In my twenty-four years serving with the U.S. Foreign Service, I visited, lived, and worked in some of the most beautiful cities in the world. Of course, there are the usual cities that come to mind when thinking about wonderful places - London, Paris, Hong Kong. While I did visit those locations I also experienced destinations not found on most tourist maps – Lahore, Sukhothai, Algiers, and countless other places that still sound exotic to this boy from Dallas.
All of this is to say, that I am not new to experiencing places filled with wonder and charm. However, every time I returned home, my amazement continued at the beauty of Washington. I may be somewhat prejudiced, but I do live in the most beautiful city in the world.
Entering retirement, I looked for ways to add to my volunteer portfolio. I have been a hospice volunteer for many years, and while continuing that avocation, I wanted to fill my time with meaningful volunteer work without the urgency of dealing with the terminally ill. While with its own set of exigencies, being a VIP certainly fit that requirement. During VIP training, the volunteer coordinators gave us many different options for service. I selected to work the Mall near the Smithsonian Metro stop. While at first glance it looks like all I do is give people maps, direct them to the closest restaurant, and assist with photo taking. These are central to what I do every time I work.
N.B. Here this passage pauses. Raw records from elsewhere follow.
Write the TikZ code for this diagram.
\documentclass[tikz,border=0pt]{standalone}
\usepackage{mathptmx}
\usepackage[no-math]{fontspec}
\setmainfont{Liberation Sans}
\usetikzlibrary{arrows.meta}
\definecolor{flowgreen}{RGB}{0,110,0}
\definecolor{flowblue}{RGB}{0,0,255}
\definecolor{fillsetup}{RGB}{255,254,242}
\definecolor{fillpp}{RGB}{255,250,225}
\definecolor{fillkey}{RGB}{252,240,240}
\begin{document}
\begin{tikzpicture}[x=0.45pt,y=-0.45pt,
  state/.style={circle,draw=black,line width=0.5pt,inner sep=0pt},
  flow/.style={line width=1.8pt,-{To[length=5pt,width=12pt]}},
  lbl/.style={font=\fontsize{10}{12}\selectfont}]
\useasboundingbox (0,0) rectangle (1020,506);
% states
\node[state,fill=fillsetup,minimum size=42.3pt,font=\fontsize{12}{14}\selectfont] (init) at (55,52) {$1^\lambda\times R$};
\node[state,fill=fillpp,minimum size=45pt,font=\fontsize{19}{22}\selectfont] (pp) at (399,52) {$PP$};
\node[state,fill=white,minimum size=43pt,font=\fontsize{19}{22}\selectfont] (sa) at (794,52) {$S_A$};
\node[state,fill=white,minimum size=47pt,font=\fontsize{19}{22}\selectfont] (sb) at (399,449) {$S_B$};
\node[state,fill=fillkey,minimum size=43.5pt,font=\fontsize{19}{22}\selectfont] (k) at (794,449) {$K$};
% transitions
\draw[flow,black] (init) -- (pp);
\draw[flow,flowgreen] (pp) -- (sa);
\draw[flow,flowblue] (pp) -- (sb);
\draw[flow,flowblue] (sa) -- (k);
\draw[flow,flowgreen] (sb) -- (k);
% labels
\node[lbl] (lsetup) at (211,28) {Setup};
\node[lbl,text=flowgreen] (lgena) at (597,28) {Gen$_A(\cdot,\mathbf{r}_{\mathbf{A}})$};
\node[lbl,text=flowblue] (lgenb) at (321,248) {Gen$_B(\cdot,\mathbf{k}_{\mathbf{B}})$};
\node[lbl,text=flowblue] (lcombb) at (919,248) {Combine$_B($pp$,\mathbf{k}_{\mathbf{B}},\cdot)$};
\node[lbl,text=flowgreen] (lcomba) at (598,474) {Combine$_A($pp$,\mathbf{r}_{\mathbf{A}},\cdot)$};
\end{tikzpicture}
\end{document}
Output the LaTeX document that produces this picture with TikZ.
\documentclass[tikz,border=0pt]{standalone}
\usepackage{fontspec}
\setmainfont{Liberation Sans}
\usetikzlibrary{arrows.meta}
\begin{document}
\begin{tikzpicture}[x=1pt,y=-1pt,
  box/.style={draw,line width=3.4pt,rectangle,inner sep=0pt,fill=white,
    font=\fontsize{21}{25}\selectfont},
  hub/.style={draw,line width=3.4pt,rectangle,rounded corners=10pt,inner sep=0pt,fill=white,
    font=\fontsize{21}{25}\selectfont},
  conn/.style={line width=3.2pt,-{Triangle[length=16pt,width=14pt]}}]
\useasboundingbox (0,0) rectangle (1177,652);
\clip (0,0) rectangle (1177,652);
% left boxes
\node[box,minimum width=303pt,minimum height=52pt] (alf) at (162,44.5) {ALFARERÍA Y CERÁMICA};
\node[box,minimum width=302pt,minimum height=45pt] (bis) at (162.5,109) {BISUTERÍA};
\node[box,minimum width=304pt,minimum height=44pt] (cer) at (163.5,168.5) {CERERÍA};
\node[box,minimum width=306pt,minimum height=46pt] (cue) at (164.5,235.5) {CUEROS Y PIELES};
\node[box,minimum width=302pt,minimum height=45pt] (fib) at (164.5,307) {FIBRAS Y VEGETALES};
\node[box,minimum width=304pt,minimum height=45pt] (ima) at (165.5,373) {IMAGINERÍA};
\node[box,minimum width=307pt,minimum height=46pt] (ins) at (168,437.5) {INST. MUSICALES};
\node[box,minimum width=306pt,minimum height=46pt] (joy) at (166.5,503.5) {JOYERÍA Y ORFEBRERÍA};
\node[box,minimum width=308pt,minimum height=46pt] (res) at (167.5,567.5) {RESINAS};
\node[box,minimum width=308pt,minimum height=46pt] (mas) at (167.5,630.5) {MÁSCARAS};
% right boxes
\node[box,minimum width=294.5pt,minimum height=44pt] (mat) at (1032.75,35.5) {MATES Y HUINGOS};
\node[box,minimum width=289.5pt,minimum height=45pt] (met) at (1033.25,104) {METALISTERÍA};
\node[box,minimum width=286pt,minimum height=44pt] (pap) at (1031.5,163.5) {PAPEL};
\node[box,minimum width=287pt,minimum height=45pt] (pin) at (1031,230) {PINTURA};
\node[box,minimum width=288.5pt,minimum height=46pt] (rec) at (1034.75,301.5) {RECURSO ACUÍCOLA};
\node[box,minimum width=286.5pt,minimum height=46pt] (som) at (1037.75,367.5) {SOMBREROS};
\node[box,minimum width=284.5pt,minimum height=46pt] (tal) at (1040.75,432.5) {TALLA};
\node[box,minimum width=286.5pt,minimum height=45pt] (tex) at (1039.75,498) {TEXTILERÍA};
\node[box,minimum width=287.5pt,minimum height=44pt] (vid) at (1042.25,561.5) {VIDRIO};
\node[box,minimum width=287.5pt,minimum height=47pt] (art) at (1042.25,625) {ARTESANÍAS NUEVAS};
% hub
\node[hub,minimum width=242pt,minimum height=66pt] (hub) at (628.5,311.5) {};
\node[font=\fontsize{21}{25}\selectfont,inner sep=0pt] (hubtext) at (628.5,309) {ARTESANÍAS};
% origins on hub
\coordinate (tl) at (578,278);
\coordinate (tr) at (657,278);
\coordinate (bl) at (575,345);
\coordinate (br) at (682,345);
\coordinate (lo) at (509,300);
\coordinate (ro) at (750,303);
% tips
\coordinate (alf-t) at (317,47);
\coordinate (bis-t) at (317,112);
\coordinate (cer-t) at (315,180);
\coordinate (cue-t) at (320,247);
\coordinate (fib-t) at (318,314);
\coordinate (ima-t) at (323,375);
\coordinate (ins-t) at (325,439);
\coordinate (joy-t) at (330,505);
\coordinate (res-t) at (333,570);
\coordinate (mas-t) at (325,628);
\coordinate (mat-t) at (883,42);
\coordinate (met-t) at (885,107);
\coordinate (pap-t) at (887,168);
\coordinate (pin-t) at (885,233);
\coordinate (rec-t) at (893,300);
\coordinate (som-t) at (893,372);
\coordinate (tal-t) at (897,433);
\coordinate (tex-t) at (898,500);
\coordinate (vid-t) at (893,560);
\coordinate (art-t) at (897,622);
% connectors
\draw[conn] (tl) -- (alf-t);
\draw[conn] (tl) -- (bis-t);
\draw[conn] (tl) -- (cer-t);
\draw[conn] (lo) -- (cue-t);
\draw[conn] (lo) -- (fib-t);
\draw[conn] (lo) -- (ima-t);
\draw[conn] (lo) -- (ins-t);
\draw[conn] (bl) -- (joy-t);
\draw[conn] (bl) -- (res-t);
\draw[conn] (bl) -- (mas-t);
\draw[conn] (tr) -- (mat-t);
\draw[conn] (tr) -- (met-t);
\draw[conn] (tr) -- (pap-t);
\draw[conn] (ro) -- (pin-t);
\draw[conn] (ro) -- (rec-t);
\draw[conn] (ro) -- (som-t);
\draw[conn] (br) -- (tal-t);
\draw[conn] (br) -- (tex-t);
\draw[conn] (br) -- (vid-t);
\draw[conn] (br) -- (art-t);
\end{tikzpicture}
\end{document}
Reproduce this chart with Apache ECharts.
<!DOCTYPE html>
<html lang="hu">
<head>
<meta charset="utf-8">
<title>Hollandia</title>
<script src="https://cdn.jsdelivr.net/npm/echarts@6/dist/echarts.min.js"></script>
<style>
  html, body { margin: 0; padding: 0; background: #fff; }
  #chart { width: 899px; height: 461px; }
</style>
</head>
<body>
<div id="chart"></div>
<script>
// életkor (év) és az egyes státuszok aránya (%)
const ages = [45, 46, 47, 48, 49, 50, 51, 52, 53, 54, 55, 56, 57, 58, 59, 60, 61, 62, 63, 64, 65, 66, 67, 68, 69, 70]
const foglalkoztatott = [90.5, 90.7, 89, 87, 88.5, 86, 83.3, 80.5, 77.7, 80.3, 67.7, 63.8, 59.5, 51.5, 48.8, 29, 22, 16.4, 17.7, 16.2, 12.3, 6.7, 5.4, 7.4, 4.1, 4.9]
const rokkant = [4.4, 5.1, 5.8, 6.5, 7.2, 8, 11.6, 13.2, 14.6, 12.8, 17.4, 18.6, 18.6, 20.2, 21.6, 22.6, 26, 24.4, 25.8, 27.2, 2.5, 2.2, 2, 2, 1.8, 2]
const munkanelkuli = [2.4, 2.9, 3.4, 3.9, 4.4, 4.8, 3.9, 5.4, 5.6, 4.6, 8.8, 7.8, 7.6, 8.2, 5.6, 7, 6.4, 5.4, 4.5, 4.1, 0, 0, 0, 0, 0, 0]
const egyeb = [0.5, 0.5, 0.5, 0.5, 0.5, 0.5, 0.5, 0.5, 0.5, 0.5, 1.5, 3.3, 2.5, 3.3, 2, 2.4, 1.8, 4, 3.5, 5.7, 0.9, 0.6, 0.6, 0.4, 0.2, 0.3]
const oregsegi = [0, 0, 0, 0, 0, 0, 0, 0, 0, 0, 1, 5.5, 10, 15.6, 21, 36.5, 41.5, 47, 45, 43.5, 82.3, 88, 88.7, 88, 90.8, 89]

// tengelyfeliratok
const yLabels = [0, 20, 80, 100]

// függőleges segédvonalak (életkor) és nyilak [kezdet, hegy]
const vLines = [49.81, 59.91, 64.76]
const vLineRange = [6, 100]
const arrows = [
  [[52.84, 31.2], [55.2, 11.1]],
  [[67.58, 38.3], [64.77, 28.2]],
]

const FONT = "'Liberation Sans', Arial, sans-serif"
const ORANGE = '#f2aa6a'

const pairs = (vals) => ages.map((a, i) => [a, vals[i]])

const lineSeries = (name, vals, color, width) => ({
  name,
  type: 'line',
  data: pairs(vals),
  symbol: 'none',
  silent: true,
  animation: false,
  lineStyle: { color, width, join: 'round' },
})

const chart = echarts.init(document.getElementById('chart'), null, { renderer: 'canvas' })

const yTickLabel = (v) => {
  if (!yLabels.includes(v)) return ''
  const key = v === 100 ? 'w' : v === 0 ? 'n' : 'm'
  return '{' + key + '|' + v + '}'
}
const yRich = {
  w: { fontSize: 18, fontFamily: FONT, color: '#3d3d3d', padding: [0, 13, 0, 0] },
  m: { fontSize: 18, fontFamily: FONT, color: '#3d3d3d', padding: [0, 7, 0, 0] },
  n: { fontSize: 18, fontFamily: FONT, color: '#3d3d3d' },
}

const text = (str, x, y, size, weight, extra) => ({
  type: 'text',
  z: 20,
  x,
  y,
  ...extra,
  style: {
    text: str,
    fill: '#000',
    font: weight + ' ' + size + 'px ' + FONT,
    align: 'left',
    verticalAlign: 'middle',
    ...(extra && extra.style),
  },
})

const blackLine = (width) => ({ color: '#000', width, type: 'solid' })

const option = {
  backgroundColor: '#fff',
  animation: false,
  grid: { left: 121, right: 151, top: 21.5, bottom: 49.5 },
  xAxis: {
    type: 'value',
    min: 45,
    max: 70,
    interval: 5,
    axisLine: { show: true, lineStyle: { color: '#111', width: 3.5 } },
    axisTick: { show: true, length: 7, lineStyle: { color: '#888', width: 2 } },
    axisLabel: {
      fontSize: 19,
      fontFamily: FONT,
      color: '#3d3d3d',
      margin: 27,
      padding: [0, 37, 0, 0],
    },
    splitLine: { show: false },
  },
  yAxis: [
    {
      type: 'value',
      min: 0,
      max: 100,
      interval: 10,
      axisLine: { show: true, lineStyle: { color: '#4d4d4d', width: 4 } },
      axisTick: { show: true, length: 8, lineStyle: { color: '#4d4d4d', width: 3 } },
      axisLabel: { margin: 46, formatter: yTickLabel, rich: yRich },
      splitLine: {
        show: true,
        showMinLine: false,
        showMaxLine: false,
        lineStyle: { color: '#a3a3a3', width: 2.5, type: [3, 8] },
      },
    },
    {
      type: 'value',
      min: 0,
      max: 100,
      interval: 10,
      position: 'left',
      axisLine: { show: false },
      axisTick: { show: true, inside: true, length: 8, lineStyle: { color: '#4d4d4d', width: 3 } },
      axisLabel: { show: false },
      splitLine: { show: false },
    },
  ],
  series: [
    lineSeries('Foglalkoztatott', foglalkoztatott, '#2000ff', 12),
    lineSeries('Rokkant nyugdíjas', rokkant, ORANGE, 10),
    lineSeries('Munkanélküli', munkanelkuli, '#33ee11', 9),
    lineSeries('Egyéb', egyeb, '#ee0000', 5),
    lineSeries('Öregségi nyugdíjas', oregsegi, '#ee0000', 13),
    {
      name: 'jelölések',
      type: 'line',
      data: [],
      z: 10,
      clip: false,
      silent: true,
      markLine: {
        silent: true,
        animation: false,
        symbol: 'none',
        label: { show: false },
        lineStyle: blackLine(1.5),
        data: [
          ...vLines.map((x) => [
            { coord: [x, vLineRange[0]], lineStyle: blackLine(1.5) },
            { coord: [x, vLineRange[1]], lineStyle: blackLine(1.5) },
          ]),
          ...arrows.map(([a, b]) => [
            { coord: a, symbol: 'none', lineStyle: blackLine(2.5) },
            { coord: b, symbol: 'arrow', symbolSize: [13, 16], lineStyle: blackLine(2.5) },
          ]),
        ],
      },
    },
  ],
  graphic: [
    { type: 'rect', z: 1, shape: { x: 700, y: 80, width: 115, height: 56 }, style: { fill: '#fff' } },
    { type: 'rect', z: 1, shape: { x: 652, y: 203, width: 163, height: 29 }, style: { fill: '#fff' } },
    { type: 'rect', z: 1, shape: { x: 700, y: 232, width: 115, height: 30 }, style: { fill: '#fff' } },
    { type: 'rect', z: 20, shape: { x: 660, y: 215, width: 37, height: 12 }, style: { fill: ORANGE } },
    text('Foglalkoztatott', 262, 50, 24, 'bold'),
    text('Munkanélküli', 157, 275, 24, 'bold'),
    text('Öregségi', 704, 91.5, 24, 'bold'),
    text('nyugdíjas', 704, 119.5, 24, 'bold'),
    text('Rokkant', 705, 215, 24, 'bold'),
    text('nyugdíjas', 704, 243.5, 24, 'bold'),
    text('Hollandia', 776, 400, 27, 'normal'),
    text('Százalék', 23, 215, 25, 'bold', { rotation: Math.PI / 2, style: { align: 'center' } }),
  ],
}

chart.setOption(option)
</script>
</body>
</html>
However, I also have the opportunity to be the face of my nation in an area called by some - America’s Front Yard. I take this humbling task seriously whether I am greeting veterans from an Honor Flight, introducing a foreign family to the wonders of the Smithsonian, or explaining to an American – “No sir that big white structure is the Capital Building…NOT the White House.” Being on the National Mall gives me an opportunity to act as a living, breathing, walking information booth to fellow Americans and visitors from every corner of the world. In return, every day I work I supplement my base of knowledge about the National Mall and Memorial Parks.
Every tour of duty on the Mall is different so I have many good anecdotes to tell my friends about my experiences. A few are funny -“Where is Nordstrom’s?… No this is not that kind of mall.” A few are poignant –just walk by the World War II, Korean, or Vietnam War memorials and listen to the stories. Some days the park fills with energetic students eagerly anticipating the museums and monuments. Others days the park entertains empty-nesters, finally free to travel, walking the park at a leisurely pace just enjoying the fresh air.
Regardless of the reason for being at the Mall, it is my responsibility to make sure every person is welcome.